I love Weir as a film-maker, and will see the movie, although he does say that most of the film is fictitious...

http://www.bbc.co.uk/news/worl...
mare tiido06 Feb 2011 20:47
Sorry for all the typos above. Basically wanted to say that this film is not too "heavily" burdened by message, and that it is an enjoyable film -- a good plot, decent acting, and some piquant and majestic memorable moments of great beauty, joy and exotica that are typical of Peter Weir, the director's style.

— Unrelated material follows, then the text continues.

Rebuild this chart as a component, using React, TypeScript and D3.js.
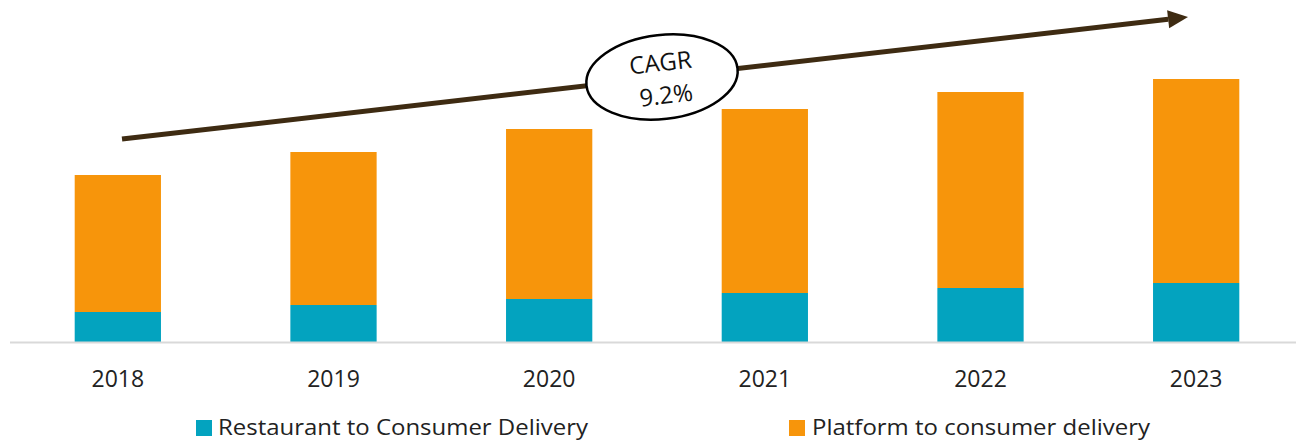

mare tiido06 Feb 2011 20:40
There are moments in this film, artistically, that are alone worth going to see this film for. It is a good from beginning to end, but it has highlights some ethnographic moments, so piquant that the light up the world and remind us that each culture has incredible beauty, often hidden from the rest of the world. For example, there is the magical stark entry for just a minute or less of some Mongolian tribesmen on horseback and symbolic gestures that characterize their humanity, and also the outburst of childlike joy of Indian villagers greeting is a flash of great beauty typical of this film-maker's style. Peter Weir directed one of my favourite films, Witness, where he focuses with inspiring clarity on a community of Mennonites, where a cop, played by Harrison Ford, is forced to lay low for a few months. Weir gives credence to the exotic life of this community, and also a moment at the end where human decency is shown to have incredible power. He chose the subject matter for this Siberian escape film partly to reveal history. He does this by pointing out a few relevant facts so that even the most non-intellectually inclined person in the audience will absorb it. Great film to enjoy and also be grateful for, as it helps the cause of presenting lost chapters of a historical chain of events that must be remembered, else, if forgotten, it poses the possibility that it can be repeated in some form or other.